In the Heart of the Sea
“In the Heart of the Sea” works as a rousing sea adventure story, the inspiration for “Moby-Dick,” though it suffers from more grandiose aspirations that largely go unrealized. And some bad Boston accents.
The film makes a half-hearted attempt at a man-corrupts-nature environmental theme, and begins a Christian-vs.-Bligh type of conflict between the ship’s first mate and captain, only to drop it halfway through. Based on a nonfiction book by Nathaniel Philbrick, the screenplay by Charles Leavitt has some structural problems, with a big dead spot about two-thirds of the way through.

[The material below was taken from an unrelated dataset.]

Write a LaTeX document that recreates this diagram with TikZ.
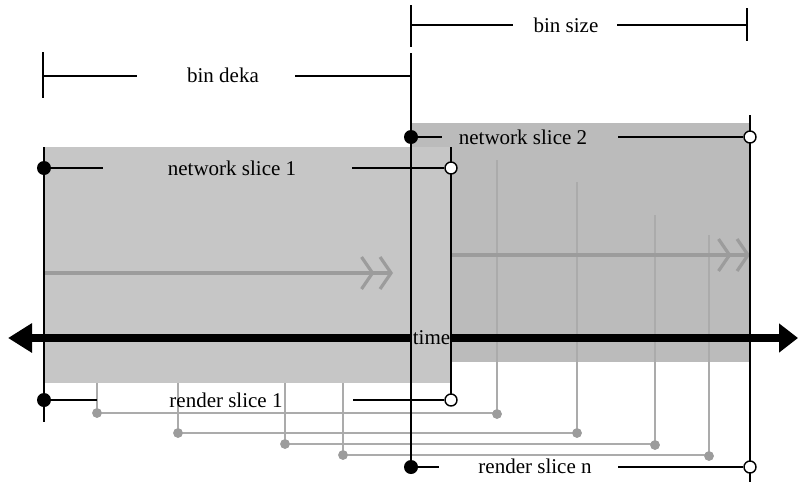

But director Ron Howard ably helms the action scenes, including the thrilling bout with the massive white sperm whale. And the movie brings a great sense of authenticity about what it’s like to be aboard a Nantucket whaling boat in 1820 — the sun-creased faces, the creaking of the sails, the ever-present fear of a squall, the way men’s personalities rub against each other after a year at sea.
Howard reunites with Chris Hemsworth, who starred in the criminally overlooked racing movie “Rush.” Here he plays Owen Chase, a seasoned whaler who thinks he’s in line to become captain, but is instead put under the thumb of George Pollard (Benjamin Walker), a greenhorn with the right family name and financial backing.
As a “landsman,” the son of a poor farmer, Chase has had to work his way up from the bottom, and naturally resents the aristocratic captain. Pollard insists on showing the crew who’s boss, and nearly sinks the ship on their second day out of port. Chase and Pollard spar, but agree to put their differences aside long enough to collect 2,000 barrels of whale oil.
Eventually they make their way into the Pacific Ocean, where they hear tales of a remote spot where the whales are bountiful. The story turns out to be true, but so does the warning of a giant bull who does not take kindly to having his colony attacked.
Their ship, the Essex, is sunk and the survivors are forced to flee on small boats thousands of miles from land, and things quickly grow dire. The actors make a believable transformation into starving skeletons — unlike the recent “The 33” — with the help of a little CGI.
The film uses a framing device of Thomas Nickerson, a 14-year-old member of the crew, being interviewed by Herman Melville (Ben Whishaw) 30 years later as inspiration for his most famous novel. Now a mean old drunk played by Brendan Gleeson, he’s reluctant to share the true story of the Essex, which was officially recorded as having run aground. Tom Holland plays him as a boy.
(There’s a certain amount of historical shenanigans going on here with the storyline. Chase actually published an account of the Essex disaster immediately afterward, which was what inspired Melville. It was another writer who interviewed Nickerson, convincing him to write his own book. Interestingly, the film largely gets the events that happened at sea right but finagles with the epilogue.)
I’m not sure whose idea it was to have all these actors of different English-speaking vintages talk in realistic 1820s Nantucket accents, but the result is a mishmash of bent vowels and oft-indecipherable dialogue. At one point Hemsworth greets Cillian Murphy as an old comrade and they share a jaunty banter, of which I couldn’t understand a thing.
(Hemsworth is Australian, Murphy and Gleeson are Irish, Holland is English and Walker is American.)
Another swing-and-a-miss is the attempt to correlate 1820s energy challenges with our own. Whale oil and petroleum both lit the world in their respective eras and neither is a renewable resource (except as fast as adult whales can spawn new ones, anyway). The parallel is given a few feeble gestures, then dismissed.
“In the Heart of the Sea” is a great-looking picture; Howard is a top-drawer visual storyteller. It’s a good movie that could have been a much better one, either by being less ambitious, or more. Sometimes you have to drown your darlings.